By now, we were well into the important topics of the quickly elapsing conversation. He was to be released at the end of March and wondered if he could count on me for a ride to wherever home and a new clean life might be found. I said of course to all his requests, for he was a man who had my back countless times I don’t even dare detail here for lack of time and words to explain the loyalty, brotherly love and support I experienced at the hands and rescue of this man at pivotal moments of my drug-dealing days. Suffice to say, It was the kind of unwavering support I hadn’t even experienced from a brother in church after a lifetime of serving God which, for many years, I’d placed on hold.
Having time for our histories later on, we’d made the necessary connections of his information and my commitment to be there for him upon release as he had been so many times for me.
If I hadn’t answered the divine call that morning in a loud bowling alley at the peak of my final game, I’d have missed forever the chance to fix something that has haunted me for years and was part of a Fourth Step I never did. And not because I didn’t want to.
“It’s really good to hear your voice, Don.”

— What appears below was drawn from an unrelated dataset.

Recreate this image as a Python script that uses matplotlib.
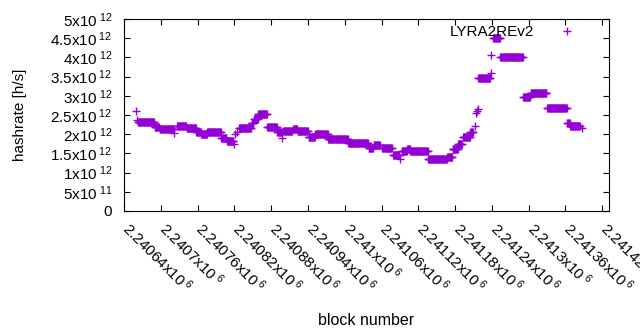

I reciprocated as we hung up, knowing that this was to be one of those nodal, memorable events in my continuing life of recovery and promised a sober opportunity for both of us to reunite, unenhanced, to re-experience those virtues in one another that we’d only seen through the obscurity of a methamphetamine haze for so many years.
Ball in hand, I stared down the lane like a villain, armed with 14 pounds and a rather large smile. I rolled my third strike, a perfect final frame, and my day’s personal best.
Funny thing, nowadays, when my life seems at its lowest, the most comforting statement I can make to myself is:
“Don, you could be in prison.”
Such was the situation today, when I answered a divine call from the Unknown.